Vijf jaar geleden las theatermaker en journalist Marjolein Frijling op de site van de gemeente Amsterdam dat er 180 verschillende nationaliteiten in de stad gevestigd zijn. Ze besloot van al die nationaliteiten iemand te interviewen. Maar gaandeweg het project steekt bij Frijling ook twijfel de kop op: wat is ze eigenlijk aan het doen? Maakt de vraag ‘Waar kom je vandaan?’ de kloof tussen elkaar niet alleen maar groter?

De voorstelling sluit naadloos aan bij het festival Lieve Stad, dat nog tot en met morgen in Internationaal Theater Amsterdam plaatsvindt – en dat met dans, theater, muziek en randprogrammering de diversiteit van de stad viert. De in 2017 overleden burgemeester Eberhard van der Laan noemde Amsterdam veelvuldig een ‘lieve stad’. Maar toch ontmoette Frijling tijdens dit project ook 53 Amsterdammers die zich hier niet thuis voelen. ‘Voor wie Amsterdam niet die “Lieve stad” is.’

Waaronder Tracy, een Jamaicaanse vrouw van wie Frijling haar naam steevast verkeerd uitspreekt, en die zich aanvankelijk stug opstelt en vragen heeft bij Frijlings motieven. Op projectie toont ze ons een fragment van het gesprek, waaruit blijkt dat Frijling het gesprek veel minder open tegemoet treedt dan ze eigenlijk zou willen.

Even daarvoor zei ze met gespeelde overmoed: ‘Iemand die 180 mensen interviewt, heeft sowieso geen last van vooroordelen.’

Frijling steekt duidelijk de draak met zichzelf, en toont dat zij uiteraard, haar nobele motieven ten spijt, ook niet ontkomt aan verwachtingen en vooroordelen. 180 and I draait om die constatering, en die vliegt ze via verschillende ontmoetingen aan. Ze wordt daarbij bijgestaan door muzikanten Dwight Breinburg en Martijn Rooker.

Het is per saldo niet bepaald een wereldschokkend inzicht, maar Frijling komt ermee weg door haar sympathieke presentatie – die vol zelfironie zit – en vooral door het feit dat het project waarover ze vertelt, interessant en relevant genoeg is om te blijven boeien.

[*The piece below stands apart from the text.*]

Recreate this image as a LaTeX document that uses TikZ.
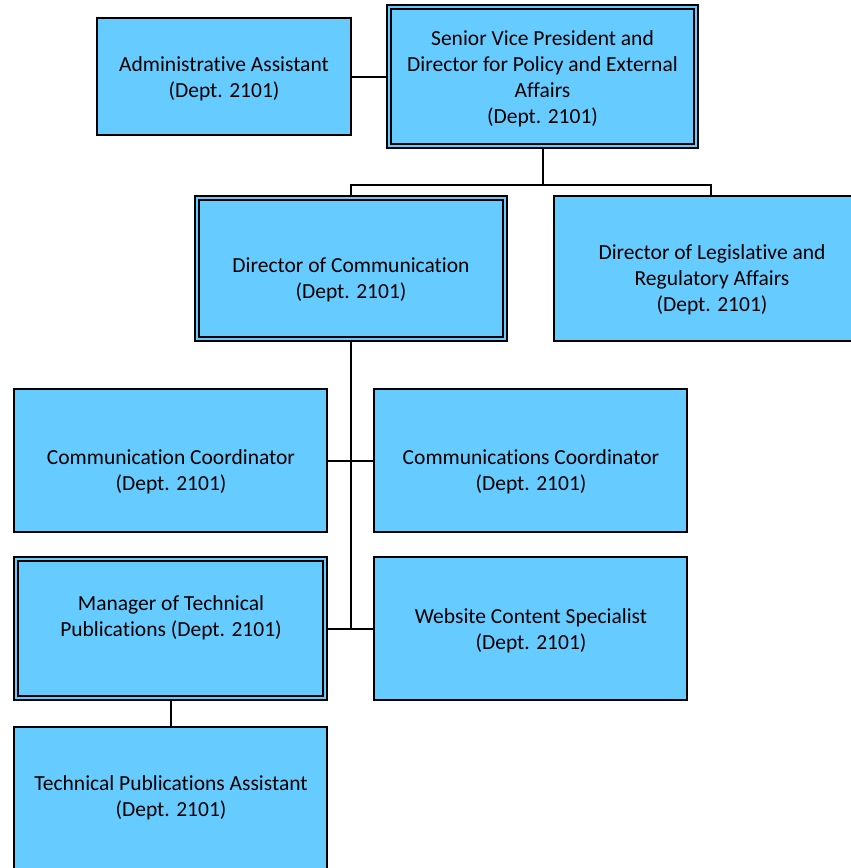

De verschillende perspectieven die de ontmoetingen op ons land en onze cultuur bieden zijn verwarrend, ontregelend en interessant. En hoewel Frijling zeker aanstipt dat haar rol in dit project lang niet altijd evident was en er ook een zekere ijdelheid achter schuilt, zet ze zich door haar relativerende zelfspot eigenlijk een beetje buiten schot. De momenten waarop ze echt bang was, geraakt werd of zich opwond, worden weliswaar aangestipt maar blijven vervolgens aan de oppervlakte.

Gevaarlijk wordt het helaas niet, maar 180 and I biedt zeker een interessante kijk op het proces van Frijlings project, stemt bij vlagen tot nadenken en zet absoluut aan tot verbinden.